I like to be up every morning by
5:00 a.m. I’m not always
successful, but when I am, and when I stay focused, I can get a lot done. Yesterday I wasn’t successful at
getting up early and it bothered me throughout the day. But today, in my Morning Write, I wrote
all the things I accomplished yesterday.
It was quite a list. Here’s
what I did:
·
I spent time in meaningful conversation with two people
I love, including one I haven’t spoken with in a year and a half.
·
I got a car part ordered over the phone, thus saving at
least an hour and a half.
·
I got one daughter to her softball practice on time.
·
I played catch and had a snack with another daughter.
·
I played hide-and-seek-tag with my two youngest
daughters.
·
I did a radio show.
·
I mailed a package.
·
I made calls that I said I would make.
·
I walked for 30 minutes.
·
I cleaned out more of my garage.
·
I finished my Morning Write.
·
I
organized all of my neckties.
·
I found more stuff to throw away, give away, or sell on
eBay.
·
I found more cans and bottles to recycle.
There’s more, but
that’s enough. Despite all my
productivity, I felt uneasy, especially in the evening, because I felt like I
hadn’t used my time well. Then,
this morning, as I was writing, I discovered another lie about myself that I
have believed all my life:
“It’s not enough.”
“It’s not enough.”
“It’s not enough.”
This lie is a
close relative to the other lie, “Everything you do is wrong.”
This time however,
I‘m not wrong; this is worse: I‘m
inadequate. All my efforts are
inadequate. They aren’t enough. I’m not enough. No matter how much I accomplish, it’s
never quite enough.
In Greek
mythology, the evil King Sisyphus is condemned for all eternity to push a rock
to the top of a hill. However,
just before the rock reaches the top, it rolls back down the hill and Sisyphus
has to start again…and again…and again, and it never ends. My story felt different. I would get the rock up the hill, but
then there was another…and another…and another, and it never ends.
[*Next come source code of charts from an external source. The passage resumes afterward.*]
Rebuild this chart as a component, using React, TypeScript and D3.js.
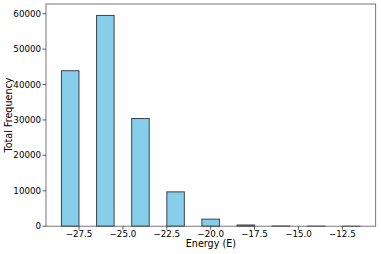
import React from "react";
import * as d3 from "d3";

const binStarts = [-28.5, -26.5, -24.5, -22.5, -20.5, -18.5, -16.5, -14.5, -12.5];
const binWidth = 1;
const frequencies = [43900, 59500, 30400, 9700, 2000, 350, 60, 25, 10];
const xTicks = [-27.5, -25.0, -22.5, -20.0, -17.5, -15.0, -12.5];
const yTicks = [0, 10000, 20000, 30000, 40000, 50000, 60000];

const W = 381;
const H = 254;
const M = { left: 46, right: 5.3, top: 4, bottom: 27.8 };

export default function App() {
  const x = d3.scaleLinear().domain([-29.38, -10.6]).range([M.left, W - M.right]);
  const y = d3.scaleLinear().domain([0, 62730]).range([H - M.bottom, M.top]);
  const font = "DejaVu Sans, sans-serif";
  const fmtX = (v: number) => (v < 0 ? "\u2212" : "") + Math.abs(v).toFixed(1);
  const y0 = y(0);
  return (
    <svg width={W} height={H} style={{ position: "absolute", left: 0, top: 0 }}>
      <rect x={0} y={0} width={W} height={H} fill="#fff" />
      {binStarts.map((s, i) => {
        const x0 = x(s);
        const x1 = x(s + binWidth);
        const yt = y(frequencies[i]);
        return (
          <rect
            key={i}
            x={x0}
            y={yt}
            width={x1 - x0}
            height={Math.max(0, y0 - yt)}
            fill="#87CEEB"
            stroke="#000"
            strokeOpacity={0.7}
            strokeWidth={1}
          />
        );
      })}
      <rect
        x={M.left}
        y={M.top}
        width={W - M.left - M.right}
        height={H - M.top - M.bottom}
        fill="none"
        stroke="#555"
        strokeWidth={0.8}
      />
      {xTicks.map((t) => (
        <g key={t}>
          <line x1={x(t)} x2={x(t)} y1={y0} y2={y0 + 3.5} stroke="#333" strokeWidth={0.8} />
          <text x={x(t)} y={237} textAnchor="middle" fontFamily={font} fontSize={8.7} fill="#000">
            {fmtX(t)}
          </text>
        </g>
      ))}
      {yTicks.map((t) => (
        <g key={t}>
          <line x1={M.left - 3.5} x2={M.left} y1={y(t)} y2={y(t)} stroke="#333" strokeWidth={0.8} />
          <text
            x={M.left - 5}
            y={y(t)}
            dy="0.35em"
            textAnchor="end"
            fontFamily={font}
            fontSize={8.7}
            fill="#000"
          >
            {t}
          </text>
        </g>
      ))}
      <text x={(M.left + W - M.right) / 2} y={247} textAnchor="middle" fontFamily={font} fontSize={9.6} fill="#000">
        Energy (E)
      </text>
      <text
        transform={`translate(12.3, ${(M.top + H - M.bottom) / 2}) rotate(-90)`}
        textAnchor="middle"
        fontFamily={font}
        fontSize={9.6}
        fill="#000"
      >
        Total Frequency
      </text>
    </svg>
  );
}
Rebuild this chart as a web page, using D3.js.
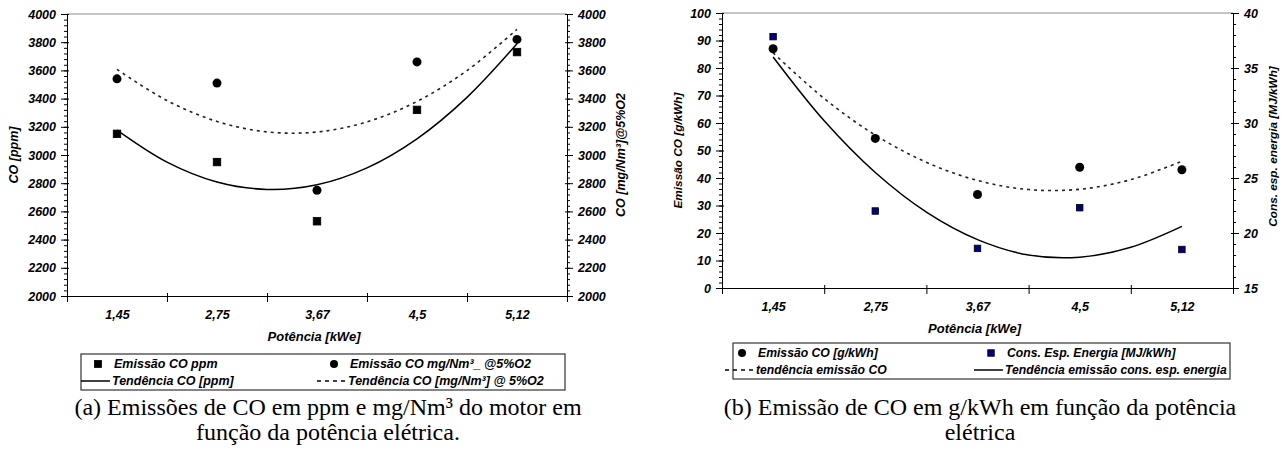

It’s never enough.
This lie hurt me
in the following ways:
·
It keeps me perpetually unhappy and frustrated with
myself.
·
It makes me a prisoner of activities.
·
It keeps me from enjoying life.
·
It keeps me from being present wherever I am.
·
It keeps me from seeing the good in my life and the good
in my accomplishments.
It’s important to
recognize that this is a lie but that there’s also a small grain of truth. The truth is that I could have done
more. One can always do more, but
that doesn’t mean that one always should.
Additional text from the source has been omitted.